By this time nationalization of the oil sector had been completed and
the rich southern fields brought into full production. National development was remarkable on a
number of fronts, including the dramatic rise in literacy and the granting of
free education and success in promoting women’s education. Yet serious conflicts continued and the
expansion of security services and internal repression resulted in overly
consolidated state power and in 1978 a campaign against the Kurds was waged
that resulted in destruction of man of their villages and displacement. By 1979 Al-Bakr resigned, claiming poor
health, to allow Saddam Hussein to take full control of the Iraqi government
and the Ba’ath Party. The dictatorship
of Saddam Hussein was now begun and total in its power.
Saddam Hussein and Iraq 1979-2003
The seizure of power in 1979 by
Saddam Hussein led to an intense personality cult promoted by the state in the
media and in the schools. As Saddam
Hussein’s rise to power coincided with the Iranian Revolution, the real
opposition to the Baath Party came from the Shi’i population. The chief opposition now was the Shia
population whose leader Ayatollah Sadr and his sister were arrested and killed
by the state. Soon however, the rivalry
with Iran over territory and control of the lower waterways of the Shatt
al-Arab led to an announcement of war by Saddam Hussein against Iraq.
The first of
the regional Gulf wars may be considered to be the long Iran-Iraq War that
lasted during most of the 1980s. This
war was launched by President Saddam Hussein of Iraq, who after a series of
border skirmishes and air attacks in early September of 1980, ordered up
thousands of reserves for the Iraqi army and ordered an invasion of Iran by
some 45,000 Iraqi troops. Saddam claimed the reason for the invasion was to
reclaim territory within Iran in which Iranians of Arab heritage lived. When he attacked into Iranian territory it
provoked a prolonged series of counterattacks and air bombardments by both
sides. The war would stop for some
periods and then resume and both sides faced difficult conditions in fighting
from trenches and in the southern cities of Iran, including Khorramshahr, and
passageways of the lower Gulf waterways between Iran and Iraq (Axworthy,
2013). The Iranians had air superiority and much
better trained air force, while on the ground both forces were about
equal. When the war spread to Kurdistan
in the north of Iraq, the use of chemical weapons by Iraqi forces was also a dangerous
and questionable tactic during the war.
It was this use that gave the direct evidence for putting Saddam Hussein
on trial for war crimes after his capture during the Second Gulf War of 2003. In the end both sides agreed to a truce and
an end to conflict in 1988.
The Invasion of Kuwait in 1990 and the First Gulf War of 1991 and Allied Invasion of Iraq in 2003
Saddam Hussein’s decision to invade
Kuwait on August 2, 1990 was not only a violation of international law that
upholds national sovereignty but it was also to a large degree motivated by
internal crisis within Iraq. The end of
the Iran-Iraq war had been costly to Iraq’s economy and with over 500,000
soldiers still in uniform about to be released there was a general problem with
unemployment in Iraq with the stagnation of the economy (Abdullah,
2003). The result of the invasion and occupation of
Kuwait in 1990 was the formation of an international alliance or coalition that
included the GCC countries, the United States, Britain, Canada, Australia and
numerous other countries. On January 16,
1991 a massive air assault on Iraq initiated the land, air and sea attacks to
liberate Kuwait and eventually into Southern Iraq. While the assault succeeded in freeing Kuwait
and restoring its ruling family to power, and it also succeeded in destroying
Iraqi air power and much of its land force, there were notable shortcomings and
failures. The failure of the Coalition led by President Bush of the United
States to authorize a full invasion of Iraq enabled Saddam Hussein to remain in
power. When an uprising among the Shi’a
population in the South was at first encouraged by the Allies but then
abandoned to itself it allowed Saddam Hussein to use his remaining ground forces
to suppress and brutally put down the opposition around Basra.

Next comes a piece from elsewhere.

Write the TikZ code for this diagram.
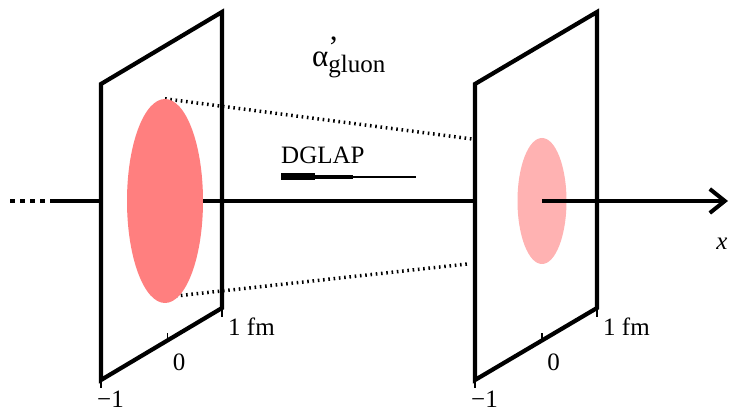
\documentclass[tikz,border=0pt]{standalone}
\usepackage{fontspec}
\setmainfont{Liberation Serif}
\usetikzlibrary{
  arrows.meta,
  calc,
  positioning,
  shapes.geometric
}
\definecolor{ink}{HTML}{000000}
\definecolor{blobdark}{HTML}{FF7F7F}
\definecolor{blobpale}{HTML}{FFB2B2}
\newcommand{\lblsize}{\fontsize{25}{28}\selectfont}
\pgfdeclarelayer{planes}
\pgfdeclarelayer{wires}
\pgfsetlayers{planes,wires,main}
\tikzset{
  plane/.style={
    draw=ink,
    fill=white,
    line width=4.2pt,
    line join=miter
  },
  blob/.style={
    ellipse,
    draw=none,
    inner sep=0pt
  },
  axis/.style={
    draw=ink,
    line width=4pt
  },
  reach/.style={
    draw=ink,
    line width=3.5pt,
    dash pattern=on 1.6pt off 3.7pt
  },
  tickmark/.style={
    draw=ink,
    line width=1.8pt
  },
  ticklabel/.style={
    font=\lblsize,
    inner sep=0pt,
    anchor=north west
  }
}

\begin{document}
\begin{tikzpicture}[x=1pt, y=-1pt]
  \useasboundingbox (0,0) rectangle (732,411);

  % Corners and centres of the two planes.
  \coordinate (ltl) at (101,84);
  \coordinate (ltr) at (222,12);
  \coordinate (lbr) at (222,308);
  \coordinate (lbl) at (101,380);
  \coordinate (rtl) at (475,84);
  \coordinate (rtr) at (597,12);
  \coordinate (rbr) at (597,308);
  \coordinate (rbl) at (475,380);
  \coordinate (lc) at (165,201);
  \coordinate (rc) at (542,201);
  \coordinate (lead) at (10,201);
  \coordinate (leadend) at (50,201);
  \coordinate (tip) at (728,201);
  \coordinate (reachtop) at (472,139);
  \coordinate (reachbot) at (467,264);

  % Left plane, with the axis coming in from far away.
  \begin{pgfonlayer}{planes}
    \draw[axis, dash pattern=on 5pt off 5pt] (lead) -- (leadend);
    \draw[axis] (leadend) -- (lc);
    \draw[plane] (ltl) -- (ltr) -- (lbr) -- (lbl) -- cycle;
    \coordinate (lzero) at ($(lbl)!0.55!(lbr)$);
    \draw[tickmark] (lbl) -- ++(0,8);
    \draw[tickmark] (lzero) -- ++(0,-7);
    \draw[tickmark] (lbr) -- ++(0,9);
  \end{pgfonlayer}
  \node[blob, fill=blobdark, minimum width=76pt, minimum height=204pt]
    (lblob) at (lc) {};
  \node[ticklabel] (lminus) at ($(lbl)+(-4,11)$) {−1};
  \node[ticklabel] (lnull) at ($(lzero)+(5,13)$) {0};
  \node[ticklabel] (lfm) at ($(lbr)+(6,10)$) {1 fm};

  % Spread between the planes.
  \begin{pgfonlayer}{wires}
    \draw[axis] (lblob.center) -- (rc);
    \draw[reach] (lblob.north) -- (reachtop);
    \draw[reach] ($(lblob.south)+(0,-6)$) -- (reachbot);
  \end{pgfonlayer}

  % Right plane.
  \draw[plane] (rtl) -- (rtr) -- (rbr) -- (rbl) -- cycle;
  \coordinate (rzero) at ($(rbl)!0.55!(rbr)$);
  \draw[tickmark] (rbl) -- ++(0,8);
  \draw[tickmark] (rzero) -- ++(0,-7);
  \draw[tickmark] (rbr) -- ++(0,9);
  \node[blob, fill=blobpale, minimum width=49pt, minimum height=126pt]
    (rblob) at (rc) {};
  \draw[axis, -{Straight Barb[length=15pt, width=24pt]}] (rblob.center) -- (tip);
  \node[ticklabel] (rminus) at ($(rbl)+(-4,11)$) {−1};
  \node[ticklabel] (rnull) at ($(rzero)+(5,13)$) {0};
  \node[ticklabel] (rfm) at ($(rbr)+(6,10)$) {1 fm};
  \node[font=\lblsize\itshape, inner sep=0pt] (xlabel) at (722,244) {x};

  % Labels in the gap.
  \node[anchor=base west, inner sep=0pt, font=\fontsize{31}{34}\selectfont]
    (slope) at (312,67)
    {α\rlap{\raisebox{9pt}{’}}\raisebox{-6pt}{\lblsize gluon}};
  \node[anchor=south west, inner sep=0pt, font=\lblsize] (dglap) at (281,164) {DGLAP};
  \coordinate (bar) at ($(dglap.south west)+(0,13)$);
  \draw[line width=7pt] (bar) -- ++(34,0) coordinate (bar2);
  \draw[line width=4pt] (bar2) -- ++(38,0) coordinate (bar3);
  \draw[line width=1.4pt] (bar3) -- ++(63,0);
\end{tikzpicture}
\end{document}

Although in the aftermath of Kuwait
and the First Gulf War severe international sanctions were put in place against
Iraq, Saddam Hussein would remain in full power for another 12 years until the
Second Gulf War of 2003. The Allied coalition of 2003 led by the United States with significant British participation, along with other allied nations was ordered without a United Nations referendum. The ten-year invasion and occupation of Iraq that toppled the regime and dictatorship of Saddam Hussein is now recognized as destablizing the entire country of Iraq. Former British Prime Minister Tony Blair admitted to the disastrous results of his policies in an interview in the Fall of 2015. The role of these allied coalitions as effective international policemen for the region is a complex topic for historians as it they functioned as armies where the GCC and local countries lack adequate military manpower.